Initially, the mother-of-two, who died on September 14, 2008 - following a battle with Non-Hodgkin's Lymphoma and then Acute Myeloid Leukaemia - considered having a wicker coffin. But then she came across Mary Tomes at Colourful Coffins, which specialises in bespoke picture coffin designs printed on biodegradable paper or material wraps using eco-friendly inks.

Mary and her husband Kevin, who is also the company's chief designer, plant a tree each time one of their coffins is buried, creating a woodland area just outside their Oxford base, boasting over 5,000 trees - including English oaks and beeches, and which attracts foxes, deer and badgers. For each coffin that is cremated, the company offsets 215kg of CO2 through an agreement with carbon offsetting organisation Climate Care. Colourful Coffins says the scheme is likely to result in 250 tonnes of CO2 being offset in 2009.
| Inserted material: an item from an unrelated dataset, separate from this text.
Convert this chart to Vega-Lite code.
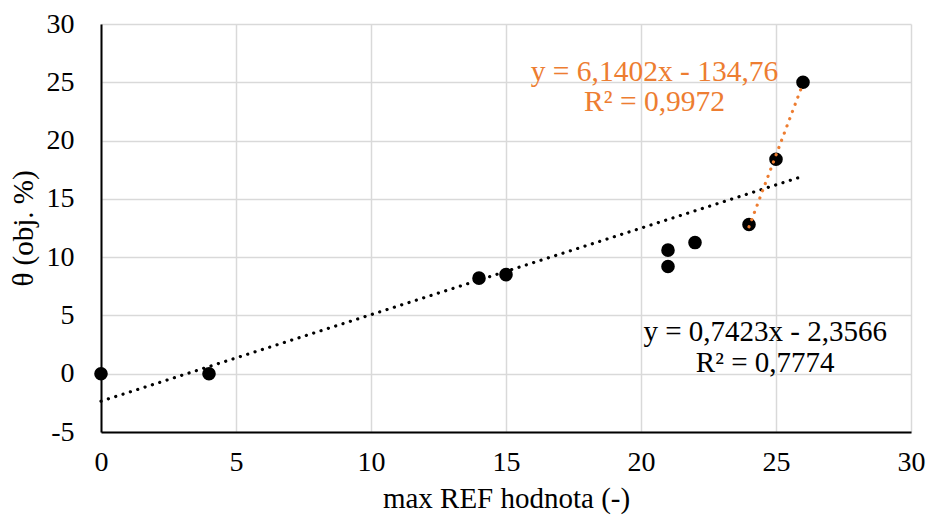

"Sarah was completely sold on the idea," said Richard. "When she told me, I thought it was great. It made me smile because it was so typical of Sarah to be so out there and so radical. Colourful Coffins has since introduced a recycled cardboard range and I am sure if that had been available then, Sarah would have gone for that instead.

"When it came to her funeral, she opted for a burial because she thought it was part of the natural cycle of life in that the body gets recycled into the ground and has less of an impact on the environment.

"The burial ground is an area of woodland that looks particularly beautiful with blossom on the trees. You are only allowed a small wooden plaque with the person's name, date of birth and death, so it is all very low key. Sarah's grave looks particularly pretty because it is covered in Narcissi that were planted by a friend. We live near a traditional cemetery with lots of stone and metal and the whole environment is completely different - it is all very sombre and artificial.

"Now, if we are going to the coast, we will drop in to see Sarah's grave in the woodland. It's a much nicer place to go."

Richard says he also believes planning the funeral and the details on the coffin helped the children come to terms with their mother's death.

"It made what was going to happen real for them and it enabled them to feel involved in the process," he said. "It helped them understand that Sarah's dying was not going to be the end of everything. They could feel confident that they could carry on with their lives and not go round with their heads down.

"For me, and I'm sure it would be for a lot of other people, if you are able to face up to do something like this, it is an enormous help. It gives you something to focus on - a hook to hang all your thoughts about preparing for the death and funeral. After all, why should we do everything in the way convention dictates? Why not celebrate this person's life?"